A charcoal biscuit is a biscuit based on a powdered willow charcoal or activated carbon mixed with ordinary flour, and made into dough with butter, sugar and eggs.

== History ==
Charcoal biscuits were first made in England in the early 19th century as an antidote to flatulence and stomach trouble. The Retrospect of Practical Medicine and Surgery, a medical text published in 1856, recommends charcoal biscuits for gastric problems, saying each biscuit contained ten grains (648 mg) of charcoal. Vegetable Charcoal: Its Medicinal and Economic Properties with Practical Remarks on Its Use in Chronic Affections of the Stomach and Bowels, published in 1857, recommends charcoal biscuits as an excellent method of administering charcoal to children.

== Contemporary forms ==
In modern times charcoal biscuits are made in the form of crackers to accompany cheeses. The biscuits have a slight hint of charcoal taste that is described by some as pleasing. The biscuits have also been marketed as a pet care product to control flatulence in pets, and as aids to digestion or stomach problems in humans.

==Cultural references==
In Brideshead Revisited, Evelyn Waugh writes of Charles Ryder consuming charcoal biscuits and iced coffee while cramming for exams at Oxford. Ludwig Wittgenstein is said to have eaten very little else while staying in Ireland.

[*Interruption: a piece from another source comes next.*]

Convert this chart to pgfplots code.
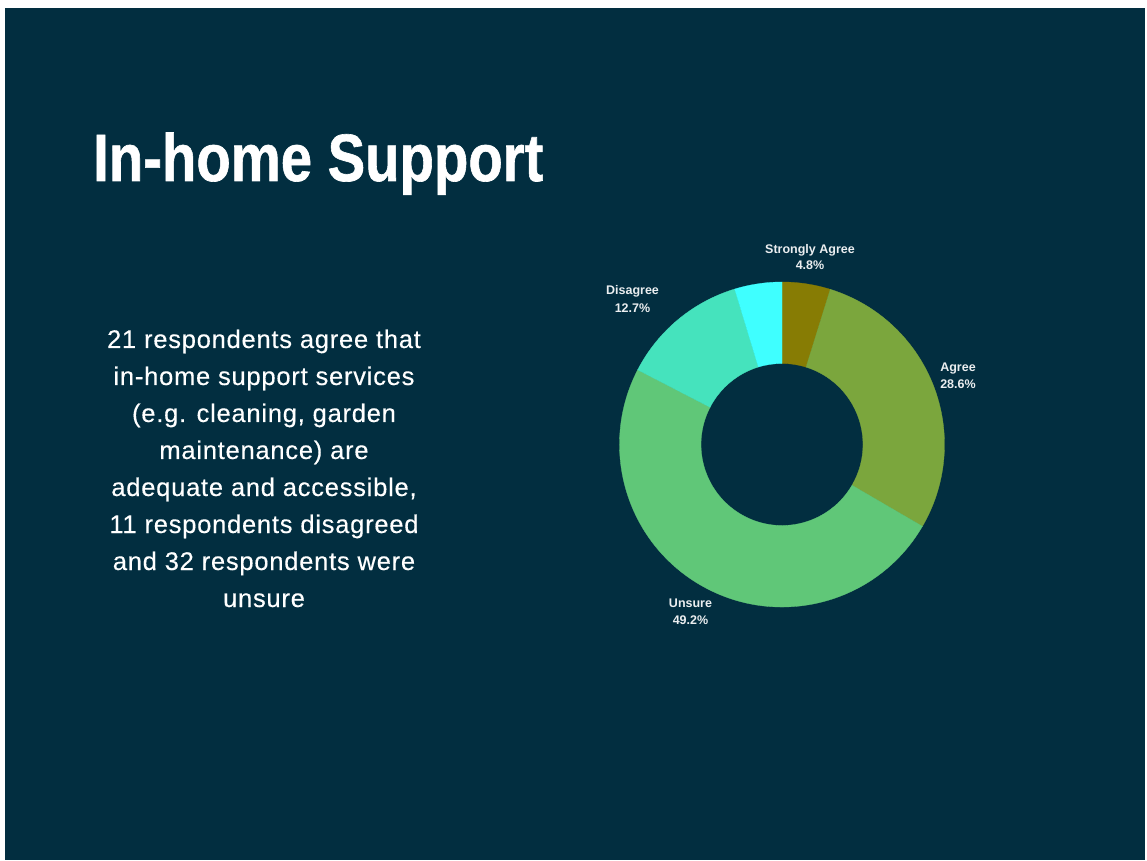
\documentclass[border=0pt]{standalone}
\usepackage{pgfplots}
\pgfplotsset{compat=1.18}
\usepackage{pgfplotstable}
\usepackage{graphicx}
\usepackage{fontspec}
\setmainfont{Liberation Sans}
\newfontfamily\bodyfont{Liberation Sans}[LetterSpace=3, FakeBold=0.3]
\newfontfamily\titlefont{Liberation Sans}[FakeBold=1.0]
\definecolor{bg}{HTML}{022E40}
\definecolor{c0}{HTML}{877C04}
\definecolor{c1}{HTML}{7BA63D}
\definecolor{c2}{HTML}{60C778}
\definecolor{c3}{HTML}{45E3BD}
\definecolor{c4}{HTML}{3FFFFF}
% share of respondents (%), clockwise from the top
\pgfplotstableread{
pct
4.8
28.6
49.2
12.7
4.7
}\donut
\begin{document}
\begin{tikzpicture}
\begin{axis}[hide axis, scale only axis, width=1147pt, height=860pt,
  xmin=0, xmax=1147, ymin=0, ymax=860, clip=false]
\fill[white] (axis cs:0,0) rectangle (axis cs:1147,860);
\fill[bg] (axis cs:5,0) rectangle (axis cs:1145,852);
\pgfplotstablegetrowsof{\donut}
\pgfmathtruncatemacro\N{\pgfplotsretval-1}
\def\cum{0}
\pgfplotsforeachungrouped \i in {0,...,\N}{%
  \pgfplotstablegetelem{\i}{pct}\of\donut
  \pgfmathsetmacro\a{90-3.6*\cum}%
  \pgfmathsetmacro\b{90-3.6*(\cum+\pgfplotsretval)}%
  \pgfmathsetmacro\cum{\cum+\pgfplotsretval}%
  \edef\temp{\noexpand\fill[c\i, draw=c\i, line width=0.3pt, shift={(axis cs:782,415.5)}] (\a:162.5pt) arc[start angle=\a, end angle=\b, radius=162.5pt] -- (\b:81pt) arc[start angle=\b, end angle=\a, radius=81pt] -- cycle;}%
  \temp
}
% title
\node[anchor=base west, inner sep=0pt, text=white, font=\fontsize{67}{67}\titlefont\bfseries]
  at (axis cs:93,679) {\scalebox{0.84}[1]{In-home Support}};
% body text
\begin{scope}[every node/.style={anchor=base, inner sep=0pt, text=white, font=\fontsize{25.5}{30}\bodyfont}]
\node at (axis cs:264,512) {21 respondents agree that};
\node at (axis cs:264,475) {in-home support services};
\node at (axis cs:264,438) {(e.g. cleaning, garden};
\node at (axis cs:264,401) {maintenance) are};
\node at (axis cs:264,364) {adequate and accessible,};
\node at (axis cs:264,327) {11 respondents disagreed};
\node at (axis cs:264,290) {and 32 respondents were};
\node at (axis cs:264,253) {unsure};
\end{scope}
% slice labels
\begin{scope}[every node/.style={anchor=base, inner sep=0pt, text=white!92!bg, font=\fontsize{12.5}{14}\selectfont\bfseries}]
\node at (axis cs:810,606) {Strongly Agree};
\node at (axis cs:810,590) {4.8\%};
\node at (axis cs:958,488) {Agree};
\node at (axis cs:958,471) {28.6\%};
\node at (axis cs:632.5,565) {Disagree};
\node at (axis cs:632.5,547.5) {12.7\%};
\node at (axis cs:690.5,253) {Unsure};
\node at (axis cs:690.5,236) {49.2\%};
\end{scope}
\end{axis}
\end{tikzpicture}
\end{document}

Several of Terry Pratchett's Discworld books mention charcoal biscuits. In Hogfather they are a restorative for the God of Indigestion. In Reaper Man, they are implicated in the explosive death of Mustrum Ridcully's uncle. In Men At Arms, they are a treat for a small dragon, and in Guards! Guards! another small dragon in danger of being flamed by a much larger dragon looks "as though he might be turned into a small flying charcoal biscuit".